*WHAT IS REQUIRED*:
Your answer should consist only of the lines below from the one with "Write the Bokeh code for this chart." through the one with "p.add_layout(w)", copied exactly.

*RECORDS*:
## begin
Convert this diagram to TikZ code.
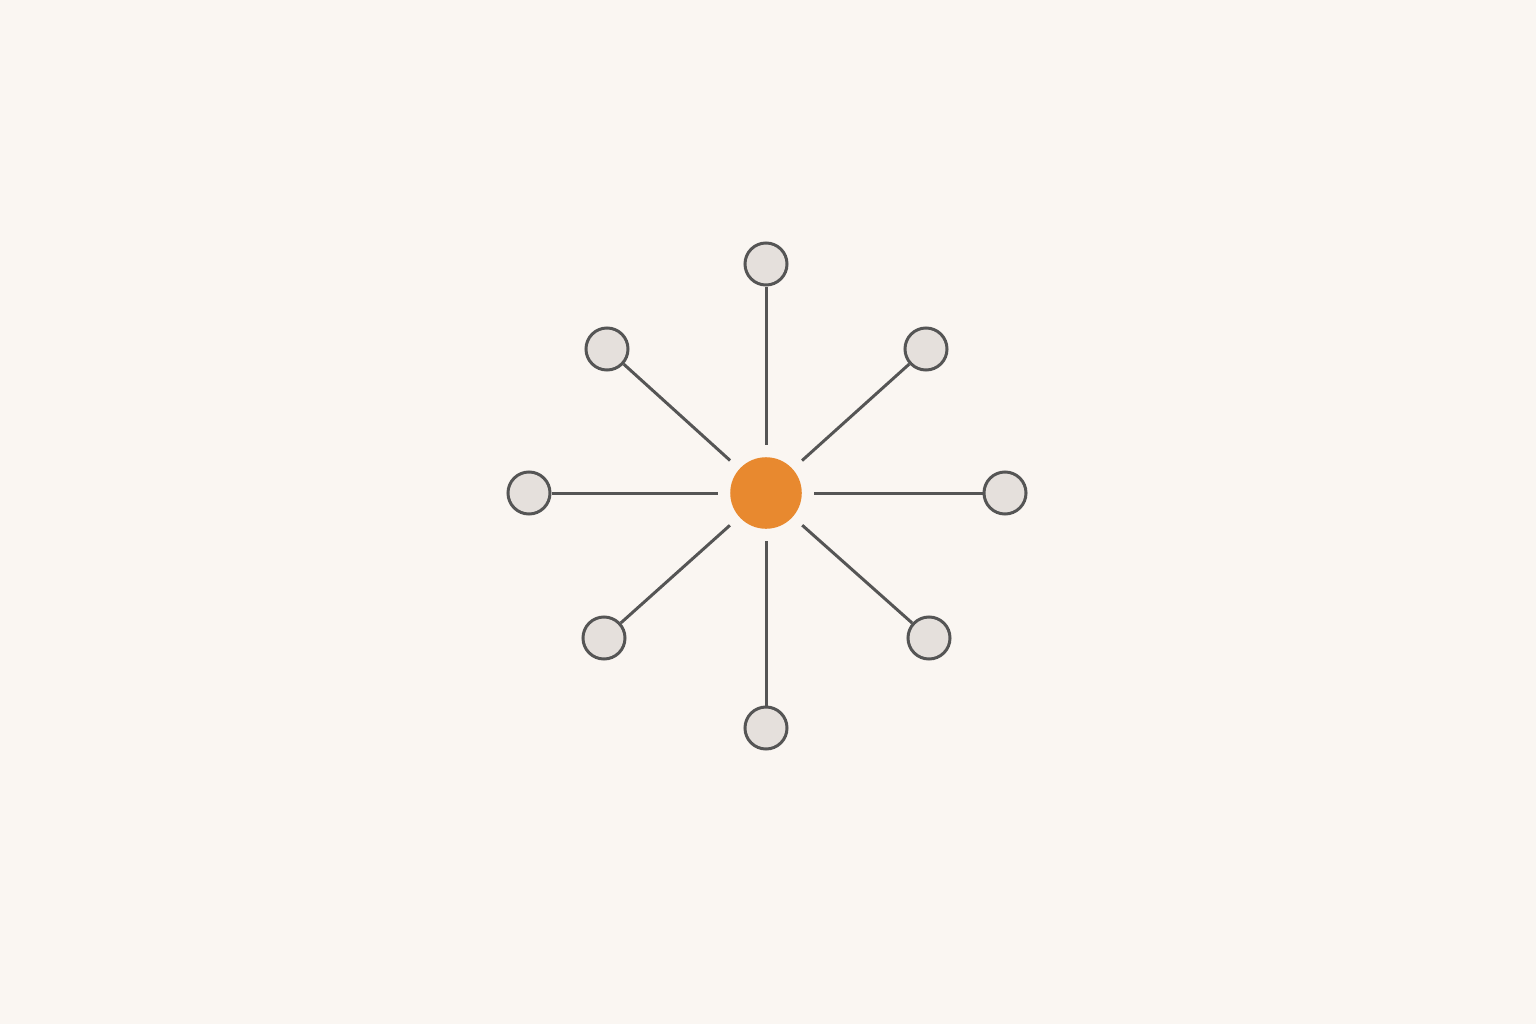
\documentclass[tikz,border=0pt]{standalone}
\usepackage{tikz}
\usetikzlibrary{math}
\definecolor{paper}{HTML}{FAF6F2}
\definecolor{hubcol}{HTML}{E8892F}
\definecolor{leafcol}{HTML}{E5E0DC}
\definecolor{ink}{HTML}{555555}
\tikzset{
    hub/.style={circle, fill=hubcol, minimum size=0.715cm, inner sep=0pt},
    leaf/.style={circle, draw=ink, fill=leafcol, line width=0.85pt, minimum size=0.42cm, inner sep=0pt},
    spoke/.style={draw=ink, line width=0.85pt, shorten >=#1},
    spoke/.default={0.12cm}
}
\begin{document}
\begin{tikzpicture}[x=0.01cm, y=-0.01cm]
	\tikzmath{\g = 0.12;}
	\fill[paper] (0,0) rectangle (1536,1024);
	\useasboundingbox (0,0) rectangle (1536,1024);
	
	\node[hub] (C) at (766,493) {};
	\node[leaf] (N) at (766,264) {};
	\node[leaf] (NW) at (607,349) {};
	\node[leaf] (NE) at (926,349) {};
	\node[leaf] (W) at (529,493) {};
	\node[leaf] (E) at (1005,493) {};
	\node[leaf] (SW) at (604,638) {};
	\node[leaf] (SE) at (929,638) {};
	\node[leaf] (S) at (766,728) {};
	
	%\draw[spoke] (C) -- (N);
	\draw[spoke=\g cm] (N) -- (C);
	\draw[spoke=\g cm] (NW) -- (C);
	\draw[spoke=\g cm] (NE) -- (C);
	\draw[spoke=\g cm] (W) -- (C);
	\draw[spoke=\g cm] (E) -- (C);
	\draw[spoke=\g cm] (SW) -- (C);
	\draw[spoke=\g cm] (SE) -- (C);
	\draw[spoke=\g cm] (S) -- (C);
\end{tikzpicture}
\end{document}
## end
## begin
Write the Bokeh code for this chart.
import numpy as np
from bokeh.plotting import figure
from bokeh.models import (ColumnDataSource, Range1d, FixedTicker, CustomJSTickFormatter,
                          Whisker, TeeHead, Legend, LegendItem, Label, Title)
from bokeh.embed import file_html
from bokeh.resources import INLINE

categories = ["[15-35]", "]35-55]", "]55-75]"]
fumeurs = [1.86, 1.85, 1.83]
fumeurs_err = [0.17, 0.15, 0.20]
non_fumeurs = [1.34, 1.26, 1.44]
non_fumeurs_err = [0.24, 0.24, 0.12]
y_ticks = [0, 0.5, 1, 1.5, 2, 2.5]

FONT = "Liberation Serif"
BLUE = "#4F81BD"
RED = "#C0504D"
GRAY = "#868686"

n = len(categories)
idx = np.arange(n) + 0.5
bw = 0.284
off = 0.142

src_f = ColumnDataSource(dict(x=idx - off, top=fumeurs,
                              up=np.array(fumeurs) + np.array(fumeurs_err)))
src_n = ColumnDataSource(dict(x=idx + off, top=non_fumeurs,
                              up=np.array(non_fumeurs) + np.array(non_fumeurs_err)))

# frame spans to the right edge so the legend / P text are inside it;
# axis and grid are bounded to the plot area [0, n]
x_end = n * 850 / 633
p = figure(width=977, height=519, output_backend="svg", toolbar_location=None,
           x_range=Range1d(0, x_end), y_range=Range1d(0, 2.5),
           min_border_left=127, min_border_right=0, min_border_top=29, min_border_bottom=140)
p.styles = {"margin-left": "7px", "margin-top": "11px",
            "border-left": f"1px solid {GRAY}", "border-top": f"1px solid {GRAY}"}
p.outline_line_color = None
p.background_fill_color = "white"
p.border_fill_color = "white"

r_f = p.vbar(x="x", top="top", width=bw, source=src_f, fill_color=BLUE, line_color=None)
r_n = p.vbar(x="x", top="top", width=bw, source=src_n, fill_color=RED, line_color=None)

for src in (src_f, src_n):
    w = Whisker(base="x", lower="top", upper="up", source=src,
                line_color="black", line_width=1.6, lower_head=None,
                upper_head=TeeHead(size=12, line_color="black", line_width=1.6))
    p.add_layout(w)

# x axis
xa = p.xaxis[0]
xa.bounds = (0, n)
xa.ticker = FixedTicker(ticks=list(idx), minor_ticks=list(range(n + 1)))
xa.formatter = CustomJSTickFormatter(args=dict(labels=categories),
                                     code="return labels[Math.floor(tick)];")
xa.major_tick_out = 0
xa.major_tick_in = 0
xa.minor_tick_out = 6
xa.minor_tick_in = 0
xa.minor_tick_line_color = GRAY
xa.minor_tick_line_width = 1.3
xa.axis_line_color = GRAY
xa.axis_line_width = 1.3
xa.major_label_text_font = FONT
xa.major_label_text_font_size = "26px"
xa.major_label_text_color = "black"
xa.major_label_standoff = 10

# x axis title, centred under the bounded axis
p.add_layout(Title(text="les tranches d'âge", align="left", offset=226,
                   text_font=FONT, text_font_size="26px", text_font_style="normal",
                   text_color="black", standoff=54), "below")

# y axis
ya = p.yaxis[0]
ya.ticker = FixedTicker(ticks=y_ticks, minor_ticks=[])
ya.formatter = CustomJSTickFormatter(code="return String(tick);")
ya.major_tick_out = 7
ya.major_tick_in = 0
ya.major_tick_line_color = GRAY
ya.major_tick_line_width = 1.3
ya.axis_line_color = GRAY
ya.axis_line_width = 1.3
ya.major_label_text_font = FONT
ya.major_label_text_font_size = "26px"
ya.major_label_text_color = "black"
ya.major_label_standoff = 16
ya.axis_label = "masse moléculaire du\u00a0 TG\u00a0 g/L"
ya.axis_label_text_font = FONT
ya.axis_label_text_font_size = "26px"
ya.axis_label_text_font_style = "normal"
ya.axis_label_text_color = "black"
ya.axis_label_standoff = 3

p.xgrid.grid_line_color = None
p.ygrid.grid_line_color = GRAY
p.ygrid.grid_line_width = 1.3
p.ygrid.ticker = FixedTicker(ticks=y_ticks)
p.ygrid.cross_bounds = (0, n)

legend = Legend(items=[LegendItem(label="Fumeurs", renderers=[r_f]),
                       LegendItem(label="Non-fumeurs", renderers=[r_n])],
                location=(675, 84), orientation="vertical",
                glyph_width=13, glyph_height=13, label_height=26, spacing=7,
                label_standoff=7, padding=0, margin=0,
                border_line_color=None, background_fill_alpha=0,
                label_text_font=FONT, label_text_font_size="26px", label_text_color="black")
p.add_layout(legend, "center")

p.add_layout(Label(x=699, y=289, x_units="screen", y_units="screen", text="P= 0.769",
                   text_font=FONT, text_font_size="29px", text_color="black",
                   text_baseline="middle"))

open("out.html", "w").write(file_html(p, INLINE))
## end
*SOLUTION TO THE PROBLEM*:
Write the Bokeh code for this chart.
import numpy as np
from bokeh.plotting import figure
from bokeh.models import (ColumnDataSource, Range1d, FixedTicker, CustomJSTickFormatter,
                          Whisker, TeeHead, Legend, LegendItem, Label, Title)
from bokeh.embed import file_html
from bokeh.resources import INLINE

categories = ["[15-35]", "]35-55]", "]55-75]"]
fumeurs = [1.86, 1.85, 1.83]
fumeurs_err = [0.17, 0.15, 0.20]
non_fumeurs = [1.34, 1.26, 1.44]
non_fumeurs_err = [0.24, 0.24, 0.12]
y_ticks = [0, 0.5, 1, 1.5, 2, 2.5]

FONT = "Liberation Serif"
BLUE = "#4F81BD"
RED = "#C0504D"
GRAY = "#868686"

n = len(categories)
idx = np.arange(n) + 0.5
bw = 0.284
off = 0.142

src_f = ColumnDataSource(dict(x=idx - off, top=fumeurs,
                              up=np.array(fumeurs) + np.array(fumeurs_err)))
src_n = ColumnDataSource(dict(x=idx + off, top=non_fumeurs,
                              up=np.array(non_fumeurs) + np.array(non_fumeurs_err)))

# frame spans to the right edge so the legend / P text are inside it;
# axis and grid are bounded to the plot area [0, n]
x_end = n * 850 / 633
p = figure(width=977, height=519, output_backend="svg", toolbar_location=None,
           x_range=Range1d(0, x_end), y_range=Range1d(0, 2.5),
           min_border_left=127, min_border_right=0, min_border_top=29, min_border_bottom=140)
p.styles = {"margin-left": "7px", "margin-top": "11px",
            "border-left": f"1px solid {GRAY}", "border-top": f"1px solid {GRAY}"}
p.outline_line_color = None
p.background_fill_color = "white"
p.border_fill_color = "white"

r_f = p.vbar(x="x", top="top", width=bw, source=src_f, fill_color=BLUE, line_color=None)
r_n = p.vbar(x="x", top="top", width=bw, source=src_n, fill_color=RED, line_color=None)

for src in (src_f, src_n):
    w = Whisker(base="x", lower="top", upper="up", source=src,
                line_color="black", line_width=1.6, lower_head=None,
                upper_head=TeeHead(size=12, line_color="black", line_width=1.6))
    p.add_layout(w)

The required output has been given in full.